The Fix: direnv + 1Password CLI
Installed direnv, created .envrc at the project root:
# Pull SOPS age keys from 1Password automatically.
# Both keys are needed: talhelper for cluster/, flux for gitops/.
TALHELPER_KEY="$(op read op://Goldentooth/talhelper_age_key/password)"
FLUX_KEY="$(op read op://Goldentooth/flux_age_key/password)"
export SOPS_AGE_KEY="$TALHELPER_KEY
$FLUX_KEY"
SOPS_AGE_KEY supports multiple keys separated by newlines. SOPS tries each one until it finds a match. So now cd-ing into the project directory automatically loads both keys from 1Password, and sops decrypt just works against any encrypted file in either subdirectory.

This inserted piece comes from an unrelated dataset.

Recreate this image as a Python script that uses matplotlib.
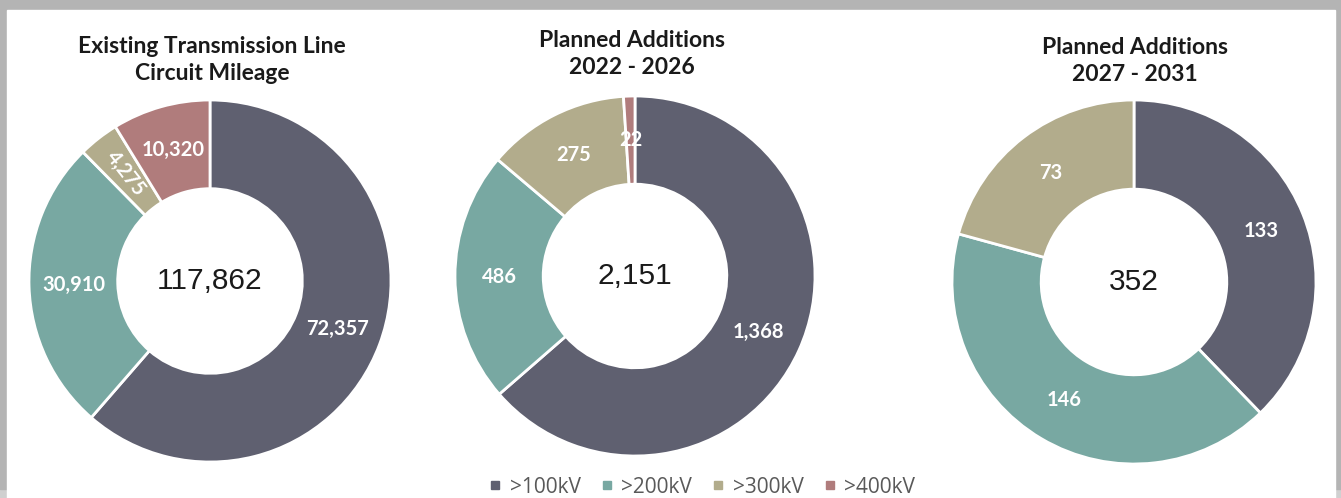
import matplotlib.pyplot as plt
from matplotlib.patches import Rectangle
import numpy as np

# circuit miles by voltage class
classes = ['>100kV', '>200kV', '>300kV', '>400kV']
colors = ['#5f6070', '#78a8a2', '#b2ac8c', '#b07c7c']

existing = [72357, 30910, 4275, 10320]
planned_2022_2026 = [1368, 486, 275, 22]
planned_2027_2031 = [133, 146, 73]

titles = ['Existing Transmission Line\nCircuit Mileage',
          'Planned Additions\n2022 - 2026',
          'Planned Additions\n2027 - 2031']

W, H = 1341, 498
fig = plt.figure(figsize=(W / 100, H / 100), dpi=100)

# screenshot-style frame
fig.add_artist(Rectangle((0, 0), 1, 1, transform=fig.transFigure, color='#d0d0d0', zorder=-10))
fig.add_artist(Rectangle((0, 9.5 / H), 1, 1, transform=fig.transFigure, color='#b4b4b4', zorder=-9))
fig.add_artist(Rectangle((7 / W, 0), 1328 / W, (H - 10) / H, transform=fig.transFigure,
                         color='white', zorder=-8))


def donut(cx, cy, r, values, rot_small=None):
    ax = fig.add_axes([(cx - r) / W, (H - cy - r) / H, 2 * r / W, 2 * r / H])
    wedges, _ = ax.pie(values, colors=colors[:len(values)], startangle=90, counterclock=False,
                       radius=1, wedgeprops=dict(width=0.49, edgecolor='white', linewidth=2))
    ax.set_xlim(-1, 1)
    ax.set_ylim(-1, 1)
    for w, v in zip(wedges, values):
        mid = np.deg2rad((w.theta1 + w.theta2) / 2)
        rot = 0
        if rot_small is not None and v == rot_small:
            rot = np.rad2deg(mid) - 180
        ax.text(0.755 * np.cos(mid), 0.755 * np.sin(mid), f'{v:,}', ha='center', va='center',
                color='white', fontsize=14.5, fontweight='bold', family='Lato', rotation=rot)
    ax.text(0, 0, f'{sum(values):,}', ha='center', va='center', fontsize=21.5,
            family='Liberation Sans', color='#1a1a1a')
    return ax


ax1 = donut(210, 281, 181, existing, rot_small=4275)
ax2 = donut(635, 276, 180, planned_2022_2026)
ax3 = donut(1134, 282, 182, planned_2027_2031)

for (x, y), t in zip([(212, 60), (632, 54), (1135, 61)], titles):
    fig.text(x / W, 1 - y / H, t, ha='center', va='center', fontsize=16.5, fontweight='bold',
             family='Lato', color='#1a1a1a', linespacing=1.3)

handles = [plt.Line2D([], [], marker='s', linestyle='', markersize=5.5, color=c) for c in colors]
fig.legend(handles, classes, loc='center', bbox_to_anchor=(702 / W, 1 - 487 / H), ncol=4,
           frameon=False, labelcolor='#595959', handlelength=0.6, handletextpad=0.4,
           columnspacing=0.95, prop={'family': 'Open Sans', 'size': 15})

fig.savefig('out.png', dpi=100)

$ cd ~/Projects/goldentooth
direnv: loading ~/Projects/goldentooth/.envrc
direnv: export +SOPS_AGE_KEY
$ sops decrypt gitops/infrastructure/docker-registry/registry-s3-secret.yaml
apiVersion: v1
kind: Secret
...
accesskey: GK42ea6fa0e627dcb58e7cef67
secretkey: <redacted>
$ sops decrypt cluster/talsecret.sops.yaml
cluster:
id: <redacted>
...
No more copy-pasting keys from 1Password. The op read command handles authentication through the 1Password desktop app or Touch ID, depending on your setup. The .envrc is in .gitignore so it doesn't get committed.

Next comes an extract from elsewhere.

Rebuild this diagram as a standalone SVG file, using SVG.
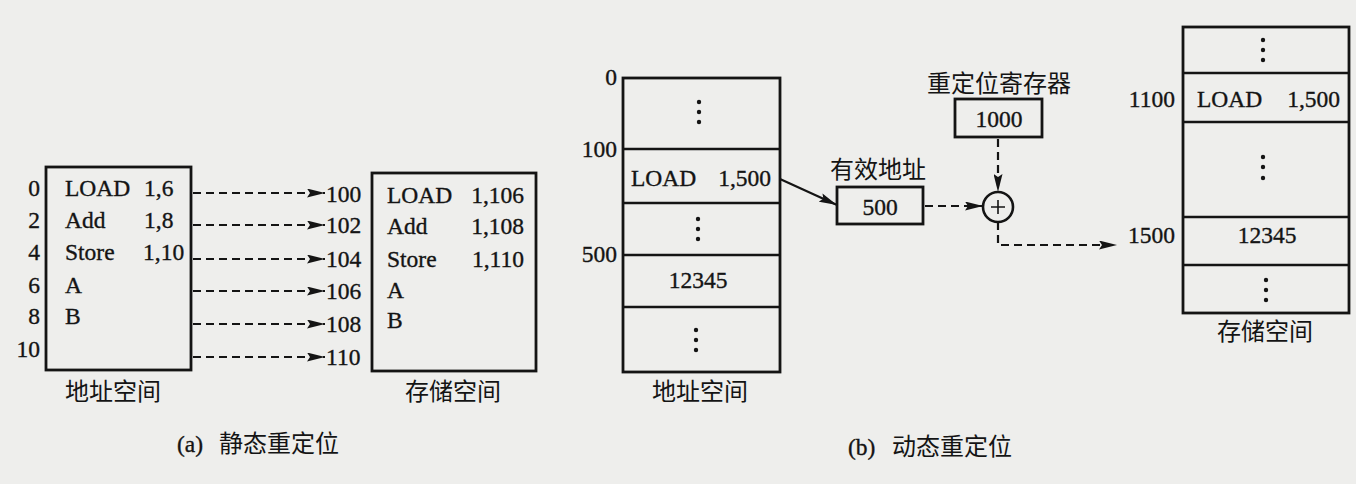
<svg xmlns="http://www.w3.org/2000/svg" width="1356" height="484" viewBox="0 0 1356 484">
  <style>
    .bg { fill: #eeeeec; }
    .box { fill: none; stroke: #141414; stroke-width: 2.8; }
    .div { stroke: #141414; stroke-width: 2.5; }
    .t { font-family: "Liberation Serif", "Noto Sans CJK SC", serif; font-size: 23.5px; fill: #141414; stroke: #141414; stroke-width: 0.35; }
    .r { text-anchor: end; }
    .m { text-anchor: middle; }
    .cjk { font-family: "Noto Sans CJK SC", "Liberation Serif", sans-serif; font-size: 24px; fill: #141414; }
    .dash { fill: none; stroke: #141414; stroke-width: 2.2; stroke-dasharray: 8 5; }
    .solid { fill: none; stroke: #141414; stroke-width: 2.2; }
    .dot { fill: #141414; }
  </style>
  <defs>
    <marker id="arrow" viewBox="0 0 18 9" refX="18" refY="4.5" markerWidth="18" markerHeight="9" markerUnits="userSpaceOnUse" orient="auto">
      <path d="M0,0 L18,4.5 L0,9 L3,4.5 z" fill="#141414"/>
    </marker>
  </defs>

  <rect class="bg" x="0" y="0" width="1356" height="484"/>

  <!-- (a) static relocation: program address space -->
  <g id="static-address-space">
    <rect class="box" x="46" y="167" width="145" height="203"/>
    <text class="t r" x="40" y="196">0</text>
    <text class="t r" x="40" y="228">2</text>
    <text class="t r" x="40" y="260">4</text>
    <text class="t r" x="40" y="293">6</text>
    <text class="t r" x="40" y="324">8</text>
    <text class="t r" x="40" y="357">10</text>
    <text class="t" x="65" y="196">LOAD</text><text class="t" x="144" y="196">1,6</text>
    <text class="t" x="65" y="228">Add</text><text class="t" x="144" y="228">1,8</text>
    <text class="t" x="65" y="260">Store</text><text class="t" x="143" y="260">1,10</text>
    <text class="t" x="65" y="293">A</text>
    <text class="t" x="65" y="324">B</text>
    <text class="cjk m" x="113" y="400">地址空间</text>
  </g>

  <!-- (a) static relocation: physical storage -->
  <g id="static-storage-space">
    <rect class="box" x="372" y="173" width="164" height="198"/>
    <text class="t" x="326" y="202">100</text>
    <text class="t" x="326" y="233">102</text>
    <text class="t" x="326" y="267">104</text>
    <text class="t" x="326" y="299">106</text>
    <text class="t" x="326" y="332">108</text>
    <text class="t" x="326" y="365">110</text>
    <text class="t" x="387" y="203">LOAD</text><text class="t r" x="524" y="203">1,106</text>
    <text class="t" x="387" y="234">Add</text><text class="t r" x="524" y="234">1,108</text>
    <text class="t" x="387" y="267">Store</text><text class="t r" x="524" y="267">1,110</text>
    <text class="t" x="387" y="298">A</text>
    <text class="t" x="387" y="328">B</text>
    <text class="cjk m" x="453" y="400">存储空间</text>
  </g>

  <g id="caption-a">
    <text class="t" x="177" y="452">(a)</text>
    <text class="cjk" x="219" y="452">静态重定位</text>
  </g>

  <!-- (b) dynamic relocation: program address space -->
  <g id="dynamic-address-space">
    <rect class="box" x="623" y="78" width="157" height="294"/>
    <line class="div" x1="623" y1="149" x2="780" y2="149"/>
    <line class="div" x1="623" y1="203" x2="780" y2="203"/>
    <line class="div" x1="623" y1="255" x2="780" y2="255"/>
    <line class="div" x1="623" y1="307" x2="780" y2="307"/>
    <text class="t r" x="617" y="85">0</text>
    <text class="t r" x="617" y="157">100</text>
    <text class="t r" x="617" y="262">500</text>
    <circle class="dot" cx="699" cy="102" r="2.2"/><circle class="dot" cx="699" cy="112" r="2.2"/><circle class="dot" cx="699" cy="122" r="2.2"/>
    <text class="t" x="631" y="186">LOAD</text><text class="t r" x="771" y="186">1,500</text>
    <circle class="dot" cx="698" cy="219" r="2.2"/><circle class="dot" cx="698" cy="229" r="2.2"/><circle class="dot" cx="698" cy="239" r="2.2"/>
    <text class="t m" x="698" y="288">12345</text>
    <circle class="dot" cx="696" cy="330" r="2.2"/><circle class="dot" cx="696" cy="340" r="2.2"/><circle class="dot" cx="696" cy="350" r="2.2"/>
    <text class="cjk m" x="700" y="400">地址空间</text>
  </g>

  <g id="effective-address">
    <text class="cjk" x="830" y="178">有效地址</text>
    <rect class="box" x="837" y="187" width="86" height="37"/>
    <text class="t m" x="880" y="215">500</text>
  </g>

  <g id="relocation-register">
    <text class="cjk" x="927" y="92">重定位寄存器</text>
    <rect class="box" x="955" y="99" width="87" height="38"/>
    <text class="t m" x="999" y="127">1000</text>
  </g>

  <g id="adder">
    <circle cx="998" cy="207" r="15" fill="none" stroke="#141414" stroke-width="2.6"/>
    <path d="M991,207 H1005 M998,200 V214" stroke="#141414" stroke-width="1.6"/>
  </g>

  <!-- (b) dynamic relocation: physical storage -->
  <g id="dynamic-storage-space">
    <rect class="box" x="1183" y="27" width="166" height="286"/>
    <line class="div" x1="1183" y1="73" x2="1349" y2="73"/>
    <line class="div" x1="1183" y1="122" x2="1349" y2="122"/>
    <line class="div" x1="1183" y1="217" x2="1349" y2="217"/>
    <line class="div" x1="1183" y1="265" x2="1349" y2="265"/>
    <circle class="dot" cx="1263" cy="40" r="2.2"/><circle class="dot" cx="1263" cy="50" r="2.2"/><circle class="dot" cx="1263" cy="60" r="2.2"/>
    <text class="t r" x="1175" y="107">1100</text>
    <text class="t" x="1197" y="107">LOAD</text><text class="t r" x="1340" y="107">1,500</text>
    <circle class="dot" cx="1263" cy="157" r="2.2"/><circle class="dot" cx="1263" cy="167" r="2.2"/><circle class="dot" cx="1263" cy="178" r="2.2"/>
    <text class="t r" x="1175" y="243">1500</text>
    <text class="t m" x="1267" y="243">12345</text>
    <circle class="dot" cx="1266" cy="280" r="2.2"/><circle class="dot" cx="1266" cy="290" r="2.2"/><circle class="dot" cx="1266" cy="300" r="2.2"/>
    <text class="cjk m" x="1265" y="340">存储空间</text>
  </g>

  <g id="caption-b">
    <text class="t" x="848" y="455">(b)</text>
    <text class="cjk" x="892" y="455">动态重定位</text>
  </g>

  <g id="connectors">
    <!-- static relocation: each word moved up by 100 -->
    <line class="dash" x1="193" y1="193" x2="325" y2="193" marker-end="url(#arrow)"/>
    <line class="dash" x1="193" y1="225" x2="325" y2="225" marker-end="url(#arrow)"/>
    <line class="dash" x1="193" y1="259" x2="325" y2="259" marker-end="url(#arrow)"/>
    <line class="dash" x1="193" y1="291" x2="325" y2="291" marker-end="url(#arrow)"/>
    <line class="dash" x1="193" y1="324" x2="325" y2="324" marker-end="url(#arrow)"/>
    <line class="dash" x1="193" y1="357" x2="325" y2="357" marker-end="url(#arrow)"/>
    <!-- dynamic relocation path -->
    <line class="solid" x1="780" y1="179" x2="837" y2="205" marker-end="url(#arrow)"/>
    <line class="dash" x1="925" y1="206" x2="983" y2="206" marker-end="url(#arrow)"/>
    <line class="dash" x1="998" y1="139" x2="998" y2="192" marker-end="url(#arrow)"/>
    <path class="dash" d="M998,222 V245 H1117" marker-end="url(#arrow)"/>
  </g>
</svg>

Updated the SOPS secret with the new Garage credentials, committed, and now Flux won't blow away the working credentials on its next reconciliation.
Lessons
You'd think "migrate from one storage backend to another" would be a purely storage concern. But stateful applications store their identity on those volumes — cluster membership, access credentials, bucket definitions. Replacing the storage isn't just a data problem, it's an identity problem. Every service that bootstraps from its own persistent state needs to be re-bootstrapped.
Also, SOPS key management should have been solved long before I needed to decrypt something urgently at 11 PM. The direnv approach is about 15 minutes of setup and saves the "wait, where's the key again?" dance every single time.